Solidão porque Lindon tornou-se uma figura essencial no cinema francês - é uma das suas stars - mas impôs-se a contra-corrente, contra o domínio do verbo que passou a ser a tradição pós-nouvelle vague, por exemplo. La Loi du Marché - que filma a tentativa de reintegração no mercado de trabalho por um desempregado - é também um dos grandes filmes franceses dos últimos anos por ser um ponto culminante, esplendoroso mesmo, de uma vibração mais antiga, clássica, que existe no actor Lindon: tem a ver com os mais antigos, que também pouco falavam e assim diziam, os James Stewart, Gary Cooper, Jean Gabin, Lino Ventura.

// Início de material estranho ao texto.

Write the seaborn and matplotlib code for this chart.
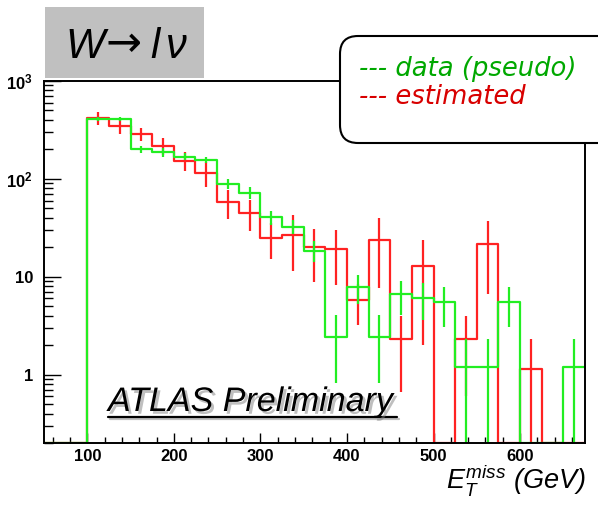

Numa conversa com o PÚBLICO, o realizador do filme, Stéphane Brizé, dizia: "Penso que Vincent representa todos os homens. Ele é viril, ele tem um corpo sólido mas não tem medo de mostrar as suas falhas. Ele está a meio caminho entre os antigos e os modernos. Entre os que não diziam nada e os que falavam demais." A estreia portuguesa de La Loi du Marché está prevista para o primeiro semestre do ano.

Sem ironia alguma e até com afecto, Brizé apontava, como exemplo dessa geração "que fala" e que rodeia o silêncio de Lindon, um actor como Mathieu Amalric. Ele e o realizador Arnaud Desplechin inventaram em 1996 a personagem de Paul Dédalus, o filme chamava-se Comment je me suis disputé... (ma vie sexuelle) - reinventavam uma Paris tagarela, onde o combate entre homens e mulheres extravasava a filosofia e fazia mesmo sangue. Décadas depois, Desplechin, ainda com a cumplicidade de Amalric, regressou à adolescência dessa personagem, e Trois souvenirs de ma jeunesse (filme que tinha o mais elevado número de nomeações, 11), valeu-lhe o César de melhor realizador.

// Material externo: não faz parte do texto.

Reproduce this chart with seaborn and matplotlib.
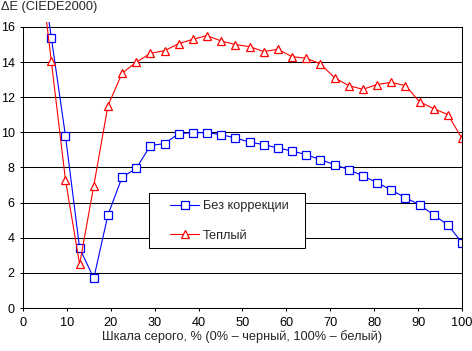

Para além de Catherine Frot, Marguerite foi ainda premiado pelo guarda-roupa, som e décors. Dois actores de La Tête Haute estiveram em destaque: Benoît Magimel (melhor intérprete secundário) e Rod Paradot, melhor esperança masculina: este é o adolescente em perigo e perigoso no filme, Magimel é a sua possibilidade de salvação. Paradot, um dos primeiros a receber prémio na cerimónia (emocionante e muito emocionada tentativa de discurso de agradecimento, verdadeiramente à bout de souffle), mostraria em palco de forma eloquente uma espécie de impressão digital Jean-Pierre Léaud, versão 400 Golpes, que La Tête Haute não só não desdenhava mas aproveitava.

Sidse Babett Knudsen foi considerada a melhor actriz secundária por L’Hermine, a melhor fotografia foi a de Valley of Love.

Birdman, de Alejandro Gonzàlez Iñarritu, foi o melhor filme estrangeiro. Michael Douglas recebeu um César de Honra.